### What is being asked
Extract, in full, the lines below, beginning at the first and ending with the line that contains "import pandas as pd". Pictures do not belong in the copy.

### Available data
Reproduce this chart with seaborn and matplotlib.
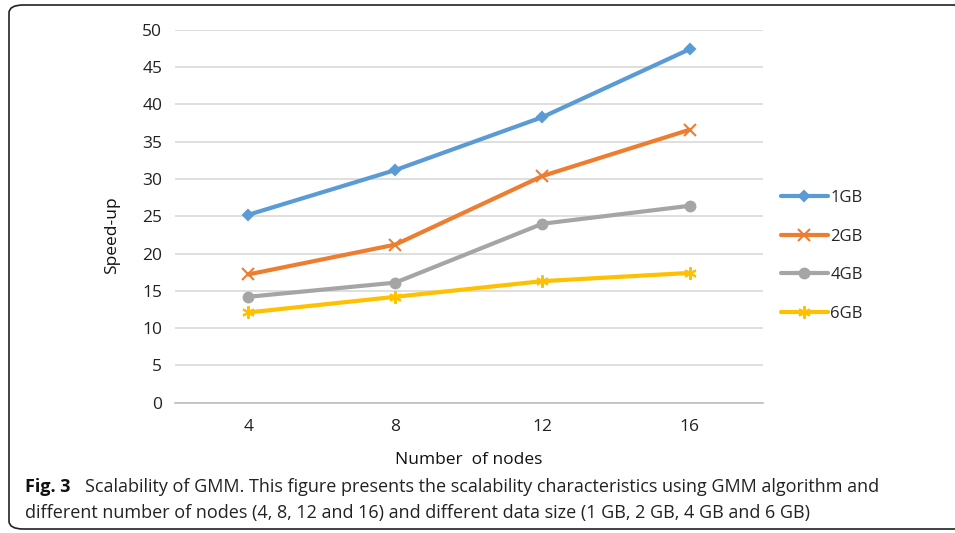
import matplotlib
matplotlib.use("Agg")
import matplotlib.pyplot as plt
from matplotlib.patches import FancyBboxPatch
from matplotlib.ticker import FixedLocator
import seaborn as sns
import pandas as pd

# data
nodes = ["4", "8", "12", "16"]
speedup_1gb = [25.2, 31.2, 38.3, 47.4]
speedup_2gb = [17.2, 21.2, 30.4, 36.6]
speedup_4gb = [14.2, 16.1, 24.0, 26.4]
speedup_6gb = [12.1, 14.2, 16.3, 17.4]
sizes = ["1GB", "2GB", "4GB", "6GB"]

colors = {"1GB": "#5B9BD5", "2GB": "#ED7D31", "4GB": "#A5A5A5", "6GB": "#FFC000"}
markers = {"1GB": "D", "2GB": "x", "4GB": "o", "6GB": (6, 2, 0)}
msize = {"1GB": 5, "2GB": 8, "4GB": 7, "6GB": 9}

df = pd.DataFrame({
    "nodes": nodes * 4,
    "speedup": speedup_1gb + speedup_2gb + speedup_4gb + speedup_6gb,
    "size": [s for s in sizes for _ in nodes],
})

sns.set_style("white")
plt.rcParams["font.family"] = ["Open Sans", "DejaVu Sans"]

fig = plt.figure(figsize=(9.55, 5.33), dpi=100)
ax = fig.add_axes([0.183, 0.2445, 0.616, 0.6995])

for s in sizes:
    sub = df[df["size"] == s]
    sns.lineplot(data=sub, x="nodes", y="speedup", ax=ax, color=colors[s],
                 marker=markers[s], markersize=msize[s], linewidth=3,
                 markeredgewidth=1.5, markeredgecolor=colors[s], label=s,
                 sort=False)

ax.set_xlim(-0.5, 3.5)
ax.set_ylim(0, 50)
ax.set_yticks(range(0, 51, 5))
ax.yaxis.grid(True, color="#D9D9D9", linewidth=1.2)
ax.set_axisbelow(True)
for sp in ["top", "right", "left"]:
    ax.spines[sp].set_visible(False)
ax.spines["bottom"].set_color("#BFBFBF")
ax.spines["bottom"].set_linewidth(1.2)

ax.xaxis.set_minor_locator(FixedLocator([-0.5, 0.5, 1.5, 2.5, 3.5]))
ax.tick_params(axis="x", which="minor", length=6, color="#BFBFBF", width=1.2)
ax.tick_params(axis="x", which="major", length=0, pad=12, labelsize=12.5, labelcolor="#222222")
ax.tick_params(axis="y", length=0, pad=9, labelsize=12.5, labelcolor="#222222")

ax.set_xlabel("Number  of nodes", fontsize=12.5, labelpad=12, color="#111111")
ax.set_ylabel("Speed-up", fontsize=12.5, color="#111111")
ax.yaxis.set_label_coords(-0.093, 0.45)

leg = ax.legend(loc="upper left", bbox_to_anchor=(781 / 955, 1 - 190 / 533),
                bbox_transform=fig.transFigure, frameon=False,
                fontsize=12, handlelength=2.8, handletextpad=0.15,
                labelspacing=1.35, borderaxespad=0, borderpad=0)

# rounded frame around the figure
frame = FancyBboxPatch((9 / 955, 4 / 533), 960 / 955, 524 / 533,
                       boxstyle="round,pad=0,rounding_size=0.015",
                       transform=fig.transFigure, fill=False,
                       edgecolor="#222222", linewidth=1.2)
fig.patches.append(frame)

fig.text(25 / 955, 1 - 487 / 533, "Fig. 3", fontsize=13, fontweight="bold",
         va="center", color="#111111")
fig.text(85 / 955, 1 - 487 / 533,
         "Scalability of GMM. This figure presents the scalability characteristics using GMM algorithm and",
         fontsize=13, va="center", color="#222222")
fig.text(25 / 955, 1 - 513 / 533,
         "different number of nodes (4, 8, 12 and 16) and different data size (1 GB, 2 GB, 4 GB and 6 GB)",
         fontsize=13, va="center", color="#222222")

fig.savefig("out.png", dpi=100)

### Written reply
Reproduce this chart with seaborn and matplotlib.
import matplotlib
matplotlib.use("Agg")
import matplotlib.pyplot as plt
from matplotlib.patches import FancyBboxPatch
from matplotlib.ticker import FixedLocator
import seaborn as sns
import pandas as pd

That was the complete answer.